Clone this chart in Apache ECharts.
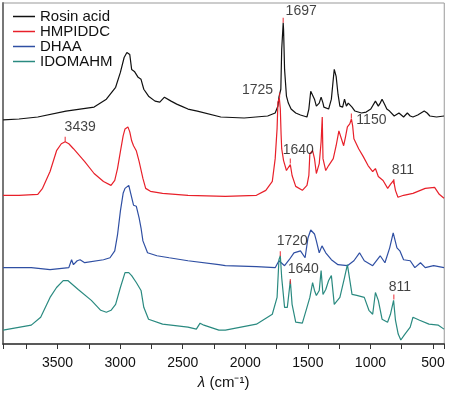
<!DOCTYPE html>
<html><head><meta charset="utf-8">
<script src="https://cdn.jsdelivr.net/npm/echarts@6/dist/echarts.min.js"></script>
<style>html,body{margin:0;padding:0;background:#fff}#c{width:474px;height:395px}</style>
</head><body><div id="c"></div>
<script>
// Offset FTIR spectra, [wavenumber (cm-1), stacked intensity (a.u.)]
const seriesNames = ['Rosin acid', 'HMPIDDC', 'DHAA', 'IDOMAHM'];
const seriesColors = ['#111111', '#e8202a', '#2f4fa3', '#2a8a80'];

const rosinAcid = [[3935,226],[3808,227],[3658,229],[3433,235],[3208,239],[3110,247],[3036,259],[2998,274],[2968,289],[2946,294],[2931,296],[2923,292],[2908,277],[2886,275],[2856,269],[2833,267],[2811,257],[2773,250],[2721,245],[2683,244],[2646,249],[2593,245],[2548,242],[2511,240],[2458,237],[2383,235],[2196,229],[2009,228],[1821,230],[1761,233],[1739,240],[1731,249],[1716,257],[1709,297],[1697,324],[1694,317],[1686,277],[1671,250],[1656,243],[1634,237],[1597,233],[1559,231],[1507,229],[1492,237],[1477,255],[1462,251],[1447,247],[1432,240],[1409,243],[1394,249],[1379,243],[1372,239],[1334,237],[1312,247],[1297,267],[1289,277],[1274,270],[1259,252],[1244,240],[1222,239],[1207,247],[1192,240],[1177,243],[1162,245],[1147,239],[1124,235],[1072,233],[1034,234],[997,237],[960,245],[937,240],[922,243],[907,247],[884,241],[869,237],[847,235],[832,234],[810,230],[795,230],[772,233],[757,234],[735,229],[720,229],[705,233],[697,234],[682,230],[660,229],[622,231],[570,235],[547,233],[525,230],[472,229],[412,230]];

const hmpiddc = [[3935,150],[3808,150],[3658,151],[3620,157],[3560,174],[3508,195],[3470,202],[3439,204],[3410,202],[3373,197],[3283,184],[3208,172],[3133,164],[3073,160],[3043,165],[3021,177],[2998,194],[2976,210],[2961,217],[2938,219],[2923,214],[2908,205],[2893,200],[2871,195],[2848,184],[2818,167],[2796,157],[2758,154],[2661,152],[2458,150],[2159,149],[1911,150],[1836,155],[1784,164],[1761,187],[1746,217],[1739,244],[1728,248],[1720,237],[1714,212],[1709,197],[1694,185],[1671,175],[1656,178],[1640,181],[1626,170],[1597,159],[1544,155],[1507,160],[1492,170],[1484,192],[1477,194],[1462,195],[1447,187],[1432,172],[1409,182],[1394,204],[1385,229],[1379,187],[1357,175],[1334,180],[1297,187],[1274,200],[1252,215],[1237,214],[1214,200],[1199,209],[1184,219],[1165,222],[1152,227],[1142,220],[1132,207],[1117,209],[1094,197],[1057,189],[1019,180],[982,174],[960,177],[937,169],[899,165],[862,157],[851,157],[840,161],[815,165],[800,155],[780,148],[735,150],[660,152],[562,157],[487,158],[450,151],[412,147]];

const dhaa = [[3935,77],[3710,77],[3560,75],[3410,77],[3388,85],[3373,80],[3343,84],[3320,85],[3283,82],[3133,85],[3081,87],[3043,94],[3021,110],[2998,134],[2976,152],[2961,157],[2931,160],[2916,159],[2893,140],[2871,139],[2848,127],[2833,117],[2818,104],[2781,92],[2706,89],[2608,87],[2458,84],[2211,80],[2159,79],[1911,78],[1761,77],[1731,84],[1716,82],[1686,79],[1649,85],[1611,92],[1559,94],[1522,87],[1499,107],[1477,115],[1462,117],[1447,111],[1432,104],[1409,92],[1387,99],[1357,92],[1312,85],[1259,80],[1184,79],[1132,84],[1087,92],[1049,84],[982,79],[922,89],[884,82],[846,97],[818,112],[788,97],[765,94],[735,85],[682,84],[645,77],[600,82],[562,77],[495,79],[412,77]];

const idomahm = [[3935,14],[3710,19],[3635,27],[3560,47],[3508,57],[3455,64],[3418,64],[3335,55],[3230,44],[3155,34],[3110,32],[3073,34],[3036,40],[2998,57],[2961,72],[2931,72],[2908,69],[2871,62],[2833,54],[2811,37],[2773,25],[2661,20],[2458,17],[2391,15],[2361,21],[2331,19],[2211,14],[2159,14],[1911,20],[1784,30],[1746,47],[1731,85],[1720,89],[1709,67],[1686,37],[1664,37],[1640,64],[1626,40],[1597,22],[1544,21],[1507,37],[1484,47],[1462,62],[1447,54],[1432,49],[1409,54],[1394,74],[1379,50],[1357,55],[1334,64],[1312,69],[1289,40],[1274,39],[1244,47],[1207,67],[1184,80],[1169,79],[1147,50],[1109,49],[1049,47],[1012,34],[982,30],[960,52],[937,44],[907,25],[863,22],[840,30],[815,44],[800,24],[778,10],[757,4],[730,9],[682,17],[660,27],[607,24],[532,20],[457,19],[412,15]];

// Peak annotations
const peakLabels = ['1697', '1725', '3439', '1640', '1150', '811', '1720', '1640', '811'];
const peakWavenumbers = [1697, 1726, 3439, 1640, 1152, 813, 1720, 1640, 813];
const peakMarkValues = [326.5, 251, 206.5, 184.5, 230, 164, 91, 63, 47.5];

const labelOffsets = [[18,-9],[-22,-5],[15,-12],[8,-11],[20,4],[9,-11],[12,-13],[13,-12],[6,-9.5]];

const FONT = 'Liberation Sans, Arial, sans-serif';
const chart = echarts.init(document.getElementById('c'), null, {renderer: 'canvas'});

const dataSets = [rosinAcid, hmpiddc, dhaa, idomahm];
const series = seriesNames.map((n, i) => ({
  name: n, type: 'line', data: dataSets[i], showSymbol: false, symbol: 'none',
  lineStyle: {color: seriesColors[i], width: 1.2}, itemStyle: {color: seriesColors[i]},
  animation: false, z: 2
}));
series.push({
  name: 'peaks', type: 'scatter', animation: false, z: 5,
  symbol: 'rect', symbolSize: [1.2, 5], itemStyle: {color: '#e8202a'},
  data: peakLabels.map((t, i) => ({
    value: [peakWavenumbers[i], peakMarkValues[i]],
    label: {show: true, position: 'inside', offset: labelOffsets[i], formatter: t,
      fontFamily: FONT, fontSize: 14, color: '#111'}
  }))
});

chart.setOption({
  animation: false,
  backgroundColor: '#fff',
  grid: {left: 3, right: 2, top: 3, bottom: 48, show: true, borderColor: '#999', borderWidth: 1},
  legend: {
    data: seriesNames, orient: 'vertical', left: 13, top: 9, padding: 0, itemGap: 0,
    itemWidth: 22, itemHeight: 1.5, icon: 'rect',
    textStyle: {fontFamily: FONT, fontSize: 15, color: '#111', lineHeight: 14}
  },
  xAxis: {
    type: 'value', inverse: true, min: 410, max: 3936, splitNumber: 7,
    axisLine: {show: true, onZero: false, lineStyle: {color: '#333', width: 1.5}},
    axisTick: {show: true, length: 5, lineStyle: {color: '#333'}},
    minorTick: {show: true, splitNumber: 2, length: 5, lineStyle: {color: '#333'}},
    splitLine: {show: false},
    axisLabel: {fontFamily: FONT, fontSize: 14, color: '#111', margin: 12,
      showMinLabel: false, showMaxLabel: false,
      formatter: v => (v % 500 === 0 ? String(v) : '')},
    name: '{i|λ} (cm⁻¹)', nameLocation: 'middle', nameGap: 31,
    nameTextStyle: {fontFamily: FONT, fontSize: 15, color: '#111',
      rich: {i: {fontFamily: FONT, fontSize: 15, fontStyle: 'italic', color: '#111'}}}
  },
  yAxis: {
    type: 'value', min: 0, max: 344,
    axisLine: {show: true, lineStyle: {color: '#777', width: 2}},
    axisTick: {show: false}, axisLabel: {show: false}, splitLine: {show: false}
  },
  series: series
});
</script>
</body></html>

**TASK GOAL:** Starting at the top of the listing above, reproduce each line up to and including the one with "['#111111', '#e8202a', '#2f4fa3', '#2a8a80'];"; omit the pictures.

**EXERCISE SOLUTION:**
Clone this chart in Apache ECharts.
<!DOCTYPE html>
<html><head><meta charset="utf-8">
<script src="https://cdn.jsdelivr.net/npm/echarts@6/dist/echarts.min.js"></script>
<style>html,body{margin:0;padding:0;background:#fff}#c{width:474px;height:395px}</style>
</head><body><div id="c"></div>
<script>
// Offset FTIR spectra, [wavenumber (cm-1), stacked intensity (a.u.)]
const seriesNames = ['Rosin acid', 'HMPIDDC', 'DHAA', 'IDOMAHM'];
const seriesColors = ['#111111', '#e8202a', '#2f4fa3', '#2a8a80'];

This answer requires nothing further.